日本人の笑い25

   江戸の少年法

 
 
  月を見るころには土手《どて》に薄《すすき》はえ
 
 中秋の名月を鑑賞する九月下旬になると、土手の薄もはえそろう。自然の摂理はまことに絶妙である。中国でいう「池塘《ちとう》春草」が、日本では俳句趣味で、名月のもとにそよぐ土手の薄となったわけだ。
  十六で娘は道具そろいなり
  十六になると文福茶釜《ぶんぶくちやがま》なり
 館林《たてばやし》は茂林寺《もりんじ》の寺宝の文福茶釜は、狸《たぬき》のばけもので、昔から「文福茶釜に毛が生えた」とうたわれている。ともかく「十三ぱっかり」と「毛十六」は、最大公約数である。そこで、
  正直にお七はえたと申しあげ
  はえたのでお七はどうも許されず
という句が生まれたわけだ。
 西鶴の「好色五人女」の一人として、事件後三年目に早くも文学に登場してヒロインとなり、最近ではアメリカとソ連で訳されて、世界的な恋人となった本郷の八百屋の娘お七が、火事で焼けだされて結ばれた恋人の吉三郎に会いたさに、放火してつかまり、鈴《すず》ヶ森《もり》で火刑に処せられたのは、天和《てんな》二年(一六八二)、十六の年ということになっている。
 その時、お七があんまりかわいそうなので、老中の土井大炊頭《どいおおいのかみ》が、お七こと「十五歳ならば科《とが》も一段引下げて申付くべき間、今一応お七が年を吟味あるべし。」と、奉行《ぶぎよう》に命じた。放火は当時、火あぶりの刑ときまっていたのだが、十五歳以下なら親類にあずけておき、十五になって島流しという少年法があったので、それを適用して助けようとしたわけだ。
 ところがお七は正直に、はえました、十六になります、と申しあげたので、奉行といたしてはどうにも許すわけにいかなくなった、というしだいである。
 さて、今どきは二十五、六が嫁入り盛りとなったが、江戸時代は十年はやく、文福茶釜のころが適齢期であった。もちろん婚礼の日取りは、その期間をさけてきめるわけだが、不順の向きも多いことだから、
  婚礼を笑って延ばす使者が立ち
  仲人《なこうど》へ四五日のばす低い声
ということになるのは、やむをえない。
 しかし、これなどはまだよい方だ。その日の朝までなんともないので、はればれと嫁入りしたのはよいが、
  気の毒さよめった夜からおえんなり
ということになっては、万事休すである。

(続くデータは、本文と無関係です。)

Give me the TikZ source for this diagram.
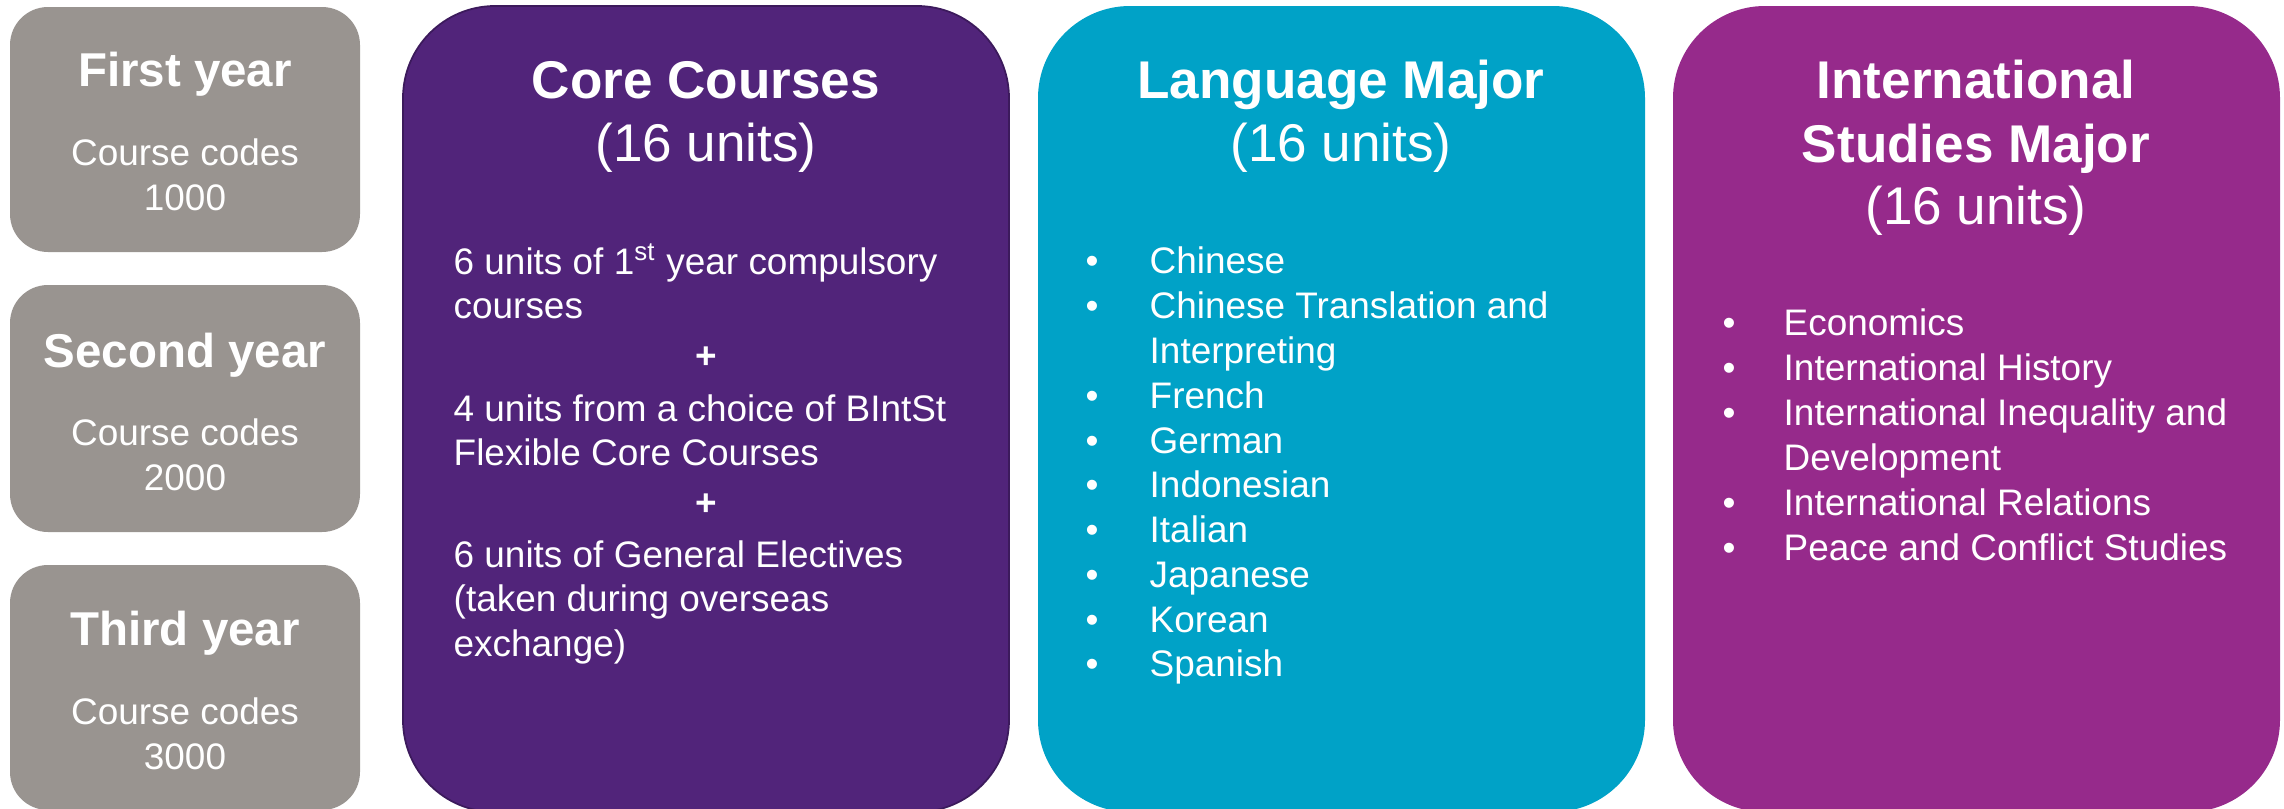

ここに「おえん」と申すのは、例の隠語の擬人名であるが、これは猿猴坊《えんこうぼう》の省略である。猿猴坊ではいかめしいから、女らしく「おえん」といって、来潮中の女の代名詞にしたわけだ。それではなぜ猿猴坊(手長猿)と言い出したのかというと、猿の顔と尻が赤いからではない。日本画に、手長猿が四、五ひき手をつないで崖にぶら下がり、谷川の水にうつった月をとろうとしている構図がある。そこで水の月、月水はいくら手をのばしてもとることがならぬというしゃれだ、という説がよいだろう。
 だが情がうつってくると、もの珍しさも手伝って、手にもとられず、というわけにはいかなくなる。